Vielleicht fragen Sie nun, was all das mit dem heutigen Evangelium zu tun hat: Nun ja, ich habe versucht, an konkreten Beispielen zu zeigen, wovon Jesus im heutigen Gleichnis spricht. Der kleine Same des Reiches Gottes, gleichsam das Senfkorn, das in unsere Erde eingesät wurde, ist zunächst einmal Christus selbst. Er ist auch der Baum, der aus diesem Kleinsten unter den Körnern gewachsen ist und in dessen Zweigen unzählige Menschen wie die Vögel des Gleichnisses Zuflucht suchen.

Seit 2000 Jahren haben unzählige Glaubensboten in Seinem Auftrag die samenhaltigen Früchte dieses Baumes, nämlich den Glauben an Jesus Christus und Seine Frohe Botschaft, an verschiedensten Orten der Erde eingepflanzt.
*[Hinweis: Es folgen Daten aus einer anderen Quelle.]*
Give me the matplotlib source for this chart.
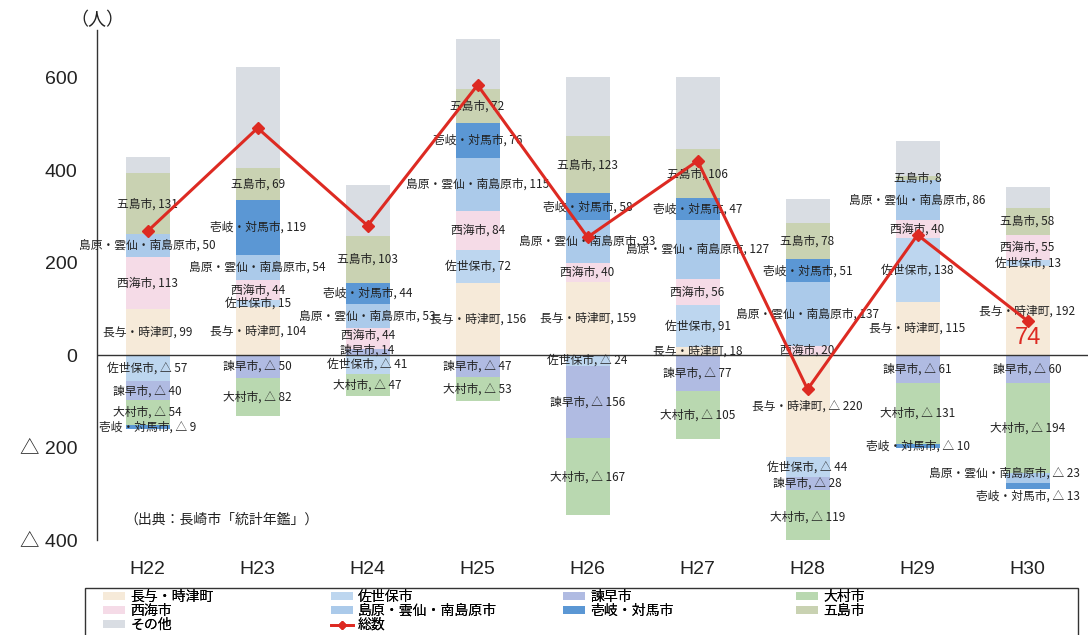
import matplotlib
matplotlib.use("Agg")
import matplotlib.pyplot as plt
import numpy as np
from matplotlib.patches import Patch, Rectangle
from matplotlib.lines import Line2D

plt.rcParams['font.family'] = ['Noto Sans CJK JP', 'DejaVu Sans']

years = ["H22", "H23", "H24", "H25", "H26", "H27", "H28", "H29", "H30"]

# series in stacking order
nagayo   = [99, 104, 0, 156, 159, 18, -220, 115, 192]     # 長与・時津町
sasebo   = [-57, 15, -41, 72, -24, 91, -44, 138, 13]      # 佐世保市
isahaya  = [-40, -50, 14, -47, -156, -77, -28, -61, -60]  # 諫早市
omura    = [-54, -82, -47, -53, -167, -105, -119, -131, -194]  # 大村市
saikai   = [113, 44, 44, 84, 40, 56, 20, 40, 55]          # 西海市
shimabara = [50, 54, 53, 115, 93, 127, 137, 86, -23]      # 島原・雲仙・南島原市
iki      = [-9, 119, 44, 76, 58, 47, 51, -10, -13]        # 壱岐・対馬市
goto     = [131, 69, 103, 72, 123, 106, 78, 8, 58]        # 五島市
other    = [35, 218, 110, 109, 129, 157, 51, 75, 46]      # その他
totals   = [268, 491, 280, 584, 255, 420, -74, 260, 74]   # 総数

series_names = ["長与・時津町", "佐世保市", "諫早市", "大村市", "西海市",
                "島原・雲仙・南島原市", "壱岐・対馬市", "五島市", "その他"]
series_vals = [nagayo, sasebo, isahaya, omura, saikai, shimabara, iki, goto, other]
colors = {
    "長与・時津町": "#f6ead9",
    "佐世保市": "#bdd6ef",
    "諫早市": "#b0bbe2",
    "大村市": "#b9d8b0",
    "西海市": "#f5dbe7",
    "島原・雲仙・南島原市": "#abcaea",
    "壱岐・対馬市": "#5b97d4",
    "五島市": "#c9d2b2",
    "その他": "#d9dde3",
}
# label nudges (x in category units, y in data units) for crowded segments
label_nudge = {
    (8, "島原・雲仙・南島原市"): (-0.21, 10),
    (8, "壱岐・対馬市"): (0.0, -22),
    (2, "諫早市"): (0.0, 4),
    (2, "西海市"): (0.0, 8),
}

fig = plt.figure(figsize=(10.88, 6.35), dpi=100)
ax = fig.add_axes([0.0892, 0.1496, 0.9108, 0.8031])

x = np.arange(len(years))
width = 0.40
pos_base = np.zeros(len(years))
neg_base = np.zeros(len(years))

for name, vals in zip(series_names, series_vals):
    v = np.array(vals, dtype=float)
    pos = np.where(v > 0, v, 0)
    neg = np.where(v < 0, v, 0)
    ax.bar(x, pos, width, bottom=pos_base, color=colors[name], edgecolor='none', zorder=1)
    ax.bar(x, neg, width, bottom=neg_base, color=colors[name], edgecolor='none', zorder=1)
    if name != "その他":
        for i, val in enumerate(v):
            if val > 0:
                yc = pos_base[i] + val / 2
                txt = f"{name}, {int(val)}"
            elif val < 0:
                yc = neg_base[i] + val / 2
                txt = f"{name}, △ {int(-val)}"
            else:
                continue
            dx, dy = label_nudge.get((i, name), (0.0, 0.0))
            ax.text(x[i] + dx, yc + dy, txt, ha='center', va='center', fontsize=8.5,
                    color='#222222', zorder=3)
    pos_base += pos
    neg_base += neg

ax.plot(x, totals, color='#dd2a22', linewidth=2.2, marker='D', markersize=6,
        zorder=4)
ax.text(x[-1], totals[-1] - 37, f"{totals[-1]}", color='#dd2a22', fontsize=17,
        family=['Liberation Sans', 'DejaVu Sans'],
        ha='center', va='center', zorder=5)

ax.axhline(0, color='#333333', linewidth=1.0, zorder=2)

ax.set_xlim(-0.46, 8.55)
ax.set_ylim(-400, 703)
yt = [600, 400, 200, 0, -200, -400]
ax.set_yticks(yt)
ax.set_yticklabels(["600", "400", "200", "0", "△ 200", "△ 400"])
for t in ax.get_yticklabels():
    t.set_fontfamily(['Liberation Sans', 'Noto Sans CJK JP'])
    t.set_fontsize(14)
    t.set_color('#222222')
ax.tick_params(axis='y', length=0, pad=14)
ax.set_xticks(x)
ax.set_xticklabels(years)
for t in ax.get_xticklabels():
    t.set_fontfamily(['Liberation Sans', 'Noto Sans CJK JP'])
    t.set_fontsize(14)
    t.set_color('#222222')
ax.tick_params(axis='x', length=0, pad=15)
for s in ["top", "right", "bottom"]:
    ax.spines[s].set_visible(False)
ax.spines["left"].set_color('#333333')
ax.spines["left"].set_linewidth(1.0)

fig.text(0.09, 0.968, "（人）", fontsize=13, ha='center', va='center', color='#222222')
ax.text(-0.21, -357, "（出典：長崎市「統計年鑑」）", fontsize=10, ha='left',
        va='center', color='#222222')

# legend: four single-column legends inside one frame
handle_map = {n: Patch(facecolor=colors[n], edgecolor='none') for n in series_names}
total_handle = Line2D([], [], color='#dd2a22', marker='D', markersize=4, linewidth=2)
columns = [
    ["長与・時津町", "西海市", "その他"],
    ["佐世保市", "島原・雲仙・南島原市", "総数"],
    ["諫早市", "壱岐・対馬市"],
    ["大村市", "五島市"],
]
col_x = [103, 331, 563, 796]
for cx, names in zip(col_x, columns):
    hs = [total_handle if n == "総数" else handle_map[n] for n in names]
    lg = fig.legend(hs, names, loc='upper left',
                    bbox_to_anchor=(cx / 1088, 1 - 590 / 635),
                    ncol=1, fontsize=10, frameon=False,
                    borderpad=0, labelspacing=0.0, handlelength=1.6,
                    handleheight=0.5, handletextpad=0.35, borderaxespad=0)
    fig.add_artist(lg)
fig.add_artist(Rectangle((85 / 1088, -0.02), (1078 - 85) / 1088, 0.02 + (635 - 588) / 635,
                         transform=fig.transFigure, fill=False,
                         edgecolor='#333333', linewidth=1.0))

fig.savefig("out.png", dpi=100)
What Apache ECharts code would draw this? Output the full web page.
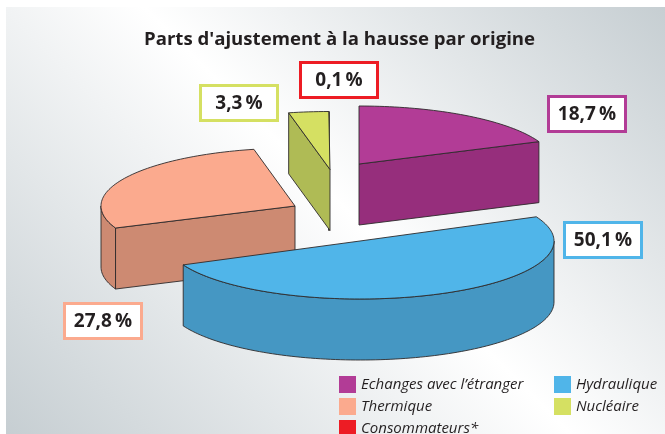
<!DOCTYPE html>
<html>
<head>
<meta charset="utf-8">
<style>html,body{margin:0;padding:0;background:#fff}#c{width:665px;height:434px}</style>
<script src="https://cdn.jsdelivr.net/npm/echarts@6/dist/echarts.min.js"></script>
</head>
<body>
<div id="c"></div>
<script>
// Data (pie order, clockwise from the top)
var names = ['Echanges avec l\u2019\u00e9tranger', 'Hydraulique', 'Thermique', 'Nucl\u00e9aire', 'Consommateurs*'];
var shares = [18.7, 50.1, 27.8, 3.3, 0.1];
var titleText = "Parts d'ajustement \u00e0 la hausse par origine";

// Styling
var topColors = ['#b23c96', '#50b5e9', '#fbaa8e', '#d5e062', '#ed1c24'];
var sideColors = ['#962e7c', '#4597c3', '#cd8a72', '#afbb55', '#c5171e'];
// Layout: slice apex (exploded pie), per-slice ellipse width and rotation, label box top-left
var apexX = [359, 360, 295, 330, 329];
var apexY = [164, 241, 206, 169.5, 169.5];
var radiusX = [195, 194, 194, 195, 195];
var spin = [0, -2, 0, 0, 0];
var boxX = [547, 563, 63, 199, 299];
var boxY = [95, 221, 302, 84, 61];
var drawOrder = [2, 4, 3, 0, 1];
var RY = 58, DEPTH = 61, BOXW = 80, BOXH = 38, OUTLINE = '#2e2a2b';
var FONT = '"Open Sans", "Noto Sans", sans-serif';

var total = shares.reduce(function (a, b) { return a + b; }, 0);
var starts = [];
shares.reduce(function (acc, v, i) { starts[i] = acc; return acc + v; }, 0);

function pt(i, deg, dy) {
  var r = deg * Math.PI / 180;
  return [apexX[i] + radiusX[i] * Math.sin(r), apexY[i] - RY * Math.cos(r) + (dy || 0)];
}
function arc(i, a, b, dy) {
  var out = [], n = Math.max(2, Math.ceil(Math.abs(b - a) / 1.5));
  for (var k = 0; k <= n; k++) out.push(pt(i, a + (b - a) * k / n, dy));
  return out;
}
function fmt(v) { return v.toFixed(1).replace('.', ',') + '\u2009%'; }

function makeRender(i) {
  return function (params, api) {
    var v = api.value(0);
    var s = starts[i] / total * 360 + spin[i], e = s + v / total * 360;
    var apex = [apexX[i], apexY[i]], kids = [];
    var line = { stroke: OUTLINE, lineWidth: 0.9, lineJoin: 'round' };
    function poly(points, fill) {
      kids.push({ type: 'polygon', shape: { points: points },
        style: Object.assign({ fill: fill }, line) });
    }
    // outer rim (front half only)
    var r0 = Math.max(s, 90), r1 = Math.min(e, 270);
    if (r1 > r0) poly(arc(i, r0, r1, 0).concat(arc(i, r1, r0, DEPTH)), sideColors[i]);
    // radial walls facing the viewer
    [[s, Math.sin(s * Math.PI / 180) < 0], [e, Math.sin(e * Math.PI / 180) > 0]].forEach(function (w) {
      if (!w[1]) return;
      var p = pt(i, w[0], 0);
      poly([apex, p, [p[0], p[1] + DEPTH], [apex[0], apex[1] + DEPTH]], sideColors[i]);
    });
    // top face
    poly([apex].concat(arc(i, s, e, 0)), topColors[i]);
    // value label box
    kids.push({ type: 'rect', z2: 20,
      shape: { x: boxX[i] + 1.5, y: boxY[i] + 1.5, width: BOXW - 3, height: BOXH - 3 },
      style: { fill: '#fff', stroke: topColors[i], lineWidth: 3 } });
    kids.push({ type: 'text', z2: 21,
      style: { text: fmt(v), x: boxX[i] + BOXW / 2, y: boxY[i] + BOXH / 2 + 0.5,
        align: 'center', verticalAlign: 'middle', fill: '#231f20',
        font: 'bold 19px ' + FONT } });
    return { type: 'group', children: kids };
  };
}

var chart = echarts.init(document.getElementById('c'), null, { renderer: 'canvas' });
var legendText = { fontFamily: FONT, fontStyle: 'italic', fontSize: 15, color: '#231f20' };
function legendAt(items, left, top) {
  return { data: items, orient: 'vertical', left: left, top: top,
    itemWidth: 17, itemHeight: 17, itemGap: 5, icon: 'rect', selectedMode: false,
    padding: 0, textStyle: legendText };
}
chart.setOption({
  animation: false,
  title: { text: titleText, left: 144, top: 30, padding: 0,
    textStyle: { fontFamily: FONT, fontWeight: 'bold', fontSize: 18.6, color: '#231f20' } },
  graphic: [{ type: 'rect', silent: true, z: -10,
    shape: { x: 6, y: 7, width: 659, height: 427 },
    style: { fill: new echarts.graphic.LinearGradient(121, 549, 664, 6, [
      { offset: 0, color: '#c6ced2' }, { offset: 0.52, color: '#ffffff' }, { offset: 1, color: '#c6ced2' }
    ], true) } }],
  legend: [
    legendAt([names[0], names[2]], 339, 376),
    legendAt([names[4]], 339, 420),
    legendAt([names[1], names[3]], 554, 376)
  ],
  series: drawOrder.map(function (i) {
    return { type: 'custom', name: names[i], coordinateSystem: 'none', silent: true,
      itemStyle: { color: topColors[i] }, renderItem: makeRender(i),
      data: [[shares[i]]] };
  })
});
</script>
</body>
</html>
Seitdem wächst das Reich Gottes unaufhörlich: manchmal für alle sichtbar, manchmal auch unsichtbar; manchmal kann man das Reich Gottes geradezu mit Händen greifen, manchmal wirkt es verborgen allein in den Herzen der Menschen; manchmal erscheint es unter ausdrücklich christlichem Vorzeichen, manchmal auch in rein säkularem Gewand, so dass Christentum drin ist, auch wenn es nicht drauf steht.  

Viel aufgehenden und wachsenden Samen, viele Früchte bekommen wir nicht mit. Dieser Gottesdienst, den wir jetzt miteinander feiern – wenn wir wirklich da sind mit Leib, Seele, Herz und Geist – wird uns ein wenig verändert wieder heimgehen lassen in unseren Alltag. Unser gemeinsames Beten in dieser Feier und das persönliche Gebet verändert unsere Welt, weil Gott es irgendwo erhört und fruchtbar werden lässt, auch wenn wir selbst diese Frucht nicht sehen.  

Die Quintessenz der Gleichnisrede Jesu ist: Gott braucht einen jeden von uns, damit der Same seines Reiches ausgesät wird. Aber das Wachsen und Gedeihen, das besorgt Er, oft ohne dass wir es bemerken. Keines unserer Gebete, keine selbstlose Tat ist vergeblich, sondern verändert die Welt zum Positiven und ist ein Same für das Wachsen des Reiches Gottes mitten unter uns. Auch angesichts leerer werden Kirchen in unserem Land und zurückgehender Glaubenspraxis gibt es keinen Grund zu Mutlosigkeit und Resignation. Gott tut unendlich viel im Verborgenen, inkognito – auch in unserer Zeit.